§ The exercise
Exactly reproduce the entries, dropping any pictures from your copy.

━━ Stored data

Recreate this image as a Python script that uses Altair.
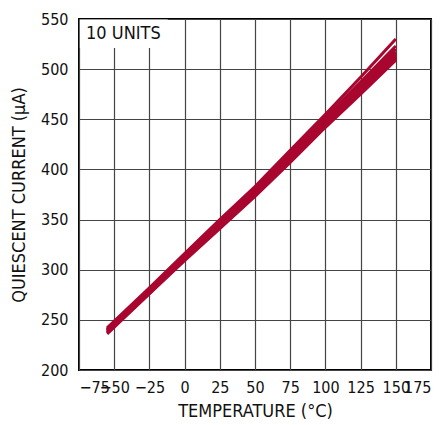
import altair as alt
import pandas as pd

temps = [-55, -25, 0, 25, 50, 75, 100, 125, 150]
unit_values = [
    [242, 282, 316, 350, 383, 419, 455, 492, 530],
    [241, 281, 315, 349, 381, 416, 452, 487, 523],
    [240, 280, 314, 347, 380, 415, 450, 485, 520],
    [240, 279, 313, 346, 379, 414, 449, 483, 517],
    [239, 279, 312, 345, 378, 412, 448, 481, 515],
    [239, 278, 312, 344, 377, 411, 446, 479, 513],
    [238, 277, 311, 343, 376, 410, 445, 478, 512],
    [237, 277, 310, 343, 375, 409, 444, 477, 511],
    [237, 276, 310, 342, 374, 408, 443, 476, 510],
    [236, 276, 309, 341, 373, 407, 442, 475, 509],
]
x_ticks = [-75, -50, -25, 0, 25, 50, 75, 100, 125, 150, 175]
y_ticks = [200, 250, 300, 350, 400, 450, 500, 550]

rows = []
for i, vals in enumerate(unit_values):
    for t, v in zip(temps, vals):
        rows.append({"unit": i + 1, "temp": t, "iq": v})
df = pd.DataFrame(rows)

FONT = "'DejaVu Sans Condensed', 'Liberation Sans', sans-serif"
RED = "#A8062E"

xscale = alt.Scale(domain=[-75, 175], nice=False, zero=False)
yscale = alt.Scale(domain=[200, 550], nice=False, zero=False)

xaxis = alt.Axis(values=x_ticks, title="TEMPERATURE (°C)", grid=True,
                 labelOverlap=False,
                 labelExpr="replace(datum.label, '-', '–')")
yaxis = alt.Axis(values=y_ticks, title="QUIESCENT CURRENT (µA)", grid=True,
                 labelOverlap=False)

lines = alt.Chart(df).mark_line(color=RED, strokeWidth=3, clip=True).encode(
    x=alt.X("temp:Q", scale=xscale, axis=xaxis),
    y=alt.Y("iq:Q", scale=yscale, axis=yaxis),
    detail="unit:N",
)

box_df = pd.DataFrame({"temp": [-74.4], "x2": [-12], "iq": [521], "y2": [549.4]})
box = alt.Chart(box_df).mark_rect(fill="white").encode(
    x=alt.X("temp:Q", scale=xscale, axis=xaxis), x2="x2:Q",
    y=alt.Y("iq:Q", scale=yscale, axis=yaxis), y2="y2:Q",
)

lab_df = pd.DataFrame({"temp": [-70], "iq": [535], "t": ["10 UNITS"]})
label = alt.Chart(lab_df).mark_text(
    align="left", baseline="middle", font=FONT, fontSize=18, color="#111"
).encode(
    x=alt.X("temp:Q", scale=xscale, axis=xaxis),
    y=alt.Y("iq:Q", scale=yscale, axis=yaxis),
    text="t:N",
)

chart = alt.layer(box, label, lines).properties(
    width=352, height=351,
    autosize=alt.AutoSizeParams(type="none"),
    padding={"left": 71, "top": 11, "right": 6, "bottom": 55},
).configure_view(
    stroke="black", strokeWidth=2
).configure_axis(
    domain=False, ticks=False,
    gridColor="#444", gridWidth=1.2, gridOpacity=1,
    labelFont=FONT, labelFontSize=16, labelColor="#111",
    titleFont=FONT, titleFontSize=18, titleFontWeight="normal", titleColor="#111",
).configure_axisX(
    labelPadding=9, titlePadding=7
).configure_axisY(
    labelPadding=11, titlePadding=12
)

chart.save("out.html", embed_options={"renderer": "svg", "actions": False})
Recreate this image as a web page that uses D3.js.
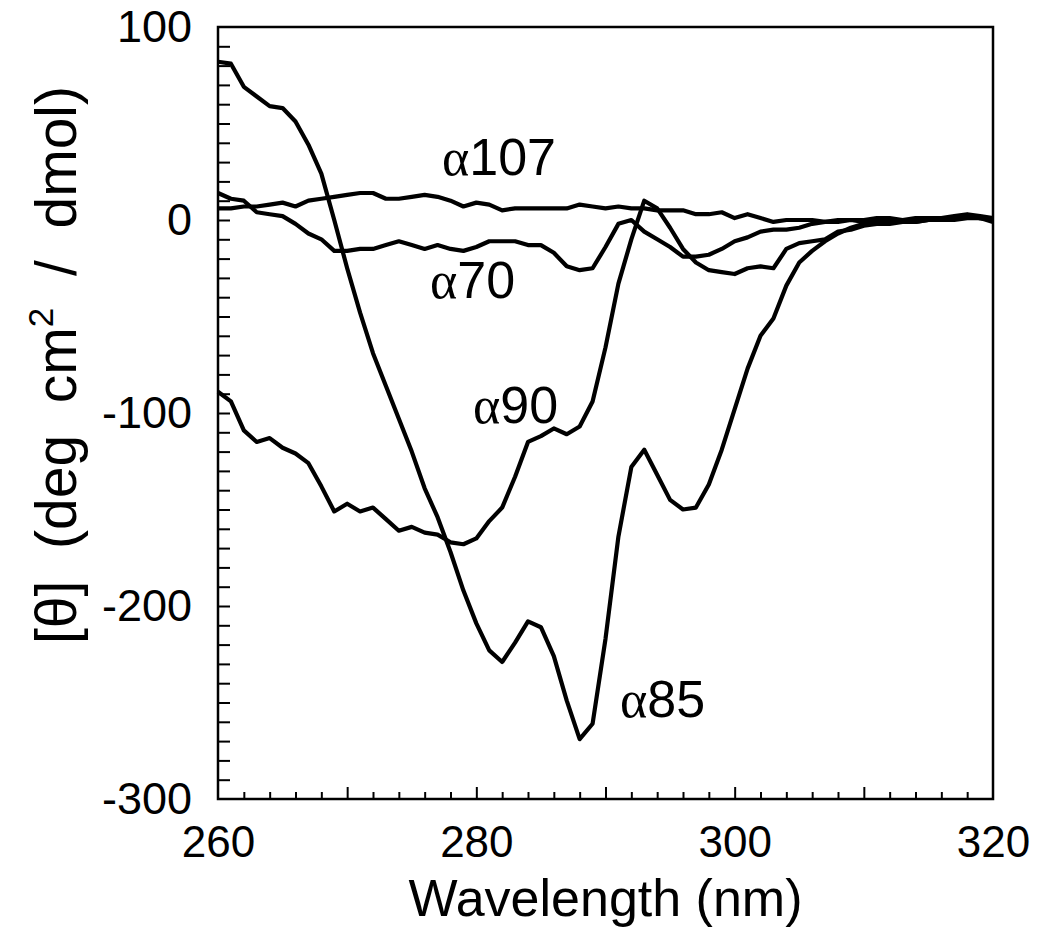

━━━━

§ Response below
Recreate this image as a Python script that uses Altair.
import altair as alt
import pandas as pd

temps = [-55, -25, 0, 25, 50, 75, 100, 125, 150]
unit_values = [
    [242, 282, 316, 350, 383, 419, 455, 492, 530],
    [241, 281, 315, 349, 381, 416, 452, 487, 523],
    [240, 280, 314, 347, 380, 415, 450, 485, 520],
    [240, 279, 313, 346, 379, 414, 449, 483, 517],
    [239, 279, 312, 345, 378, 412, 448, 481, 515],
    [239, 278, 312, 344, 377, 411, 446, 479, 513],
    [238, 277, 311, 343, 376, 410, 445, 478, 512],
    [237, 277, 310, 343, 375, 409, 444, 477, 511],
    [237, 276, 310, 342, 374, 408, 443, 476, 510],
    [236, 276, 309, 341, 373, 407, 442, 475, 509],
]
x_ticks = [-75, -50, -25, 0, 25, 50, 75, 100, 125, 150, 175]
y_ticks = [200, 250, 300, 350, 400, 450, 500, 550]

rows = []
for i, vals in enumerate(unit_values):
    for t, v in zip(temps, vals):
        rows.append({"unit": i + 1, "temp": t, "iq": v})
df = pd.DataFrame(rows)

FONT = "'DejaVu Sans Condensed', 'Liberation Sans', sans-serif"
RED = "#A8062E"

xscale = alt.Scale(domain=[-75, 175], nice=False, zero=False)
yscale = alt.Scale(domain=[200, 550], nice=False, zero=False)

xaxis = alt.Axis(values=x_ticks, title="TEMPERATURE (°C)", grid=True,
                 labelOverlap=False,
                 labelExpr="replace(datum.label, '-', '–')")
yaxis = alt.Axis(values=y_ticks, title="QUIESCENT CURRENT (µA)", grid=True,
                 labelOverlap=False)

lines = alt.Chart(df).mark_line(color=RED, strokeWidth=3, clip=True).encode(
    x=alt.X("temp:Q", scale=xscale, axis=xaxis),
    y=alt.Y("iq:Q", scale=yscale, axis=yaxis),
    detail="unit:N",
)

box_df = pd.DataFrame({"temp": [-74.4], "x2": [-12], "iq": [521], "y2": [549.4]})
box = alt.Chart(box_df).mark_rect(fill="white").encode(
    x=alt.X("temp:Q", scale=xscale, axis=xaxis), x2="x2:Q",
    y=alt.Y("iq:Q", scale=yscale, axis=yaxis), y2="y2:Q",
)

lab_df = pd.DataFrame({"temp": [-70], "iq": [535], "t": ["10 UNITS"]})
label = alt.Chart(lab_df).mark_text(
    align="left", baseline="middle", font=FONT, fontSize=18, color="#111"
).encode(
    x=alt.X("temp:Q", scale=xscale, axis=xaxis),
    y=alt.Y("iq:Q", scale=yscale, axis=yaxis),
    text="t:N",
)

chart = alt.layer(box, label, lines).properties(
    width=352, height=351,
    autosize=alt.AutoSizeParams(type="none"),
    padding={"left": 71, "top": 11, "right": 6, "bottom": 55},
).configure_view(
    stroke="black", strokeWidth=2
).configure_axis(
    domain=False, ticks=False,
    gridColor="#444", gridWidth=1.2, gridOpacity=1,
    labelFont=FONT, labelFontSize=16, labelColor="#111",
    titleFont=FONT, titleFontSize=18, titleFontWeight="normal", titleColor="#111",
).configure_axisX(
    labelPadding=9, titlePadding=7
).configure_axisY(
    labelPadding=11, titlePadding=12
)

chart.save("out.html", embed_options={"renderer": "svg", "actions": False})
Recreate this image as a web page that uses D3.js.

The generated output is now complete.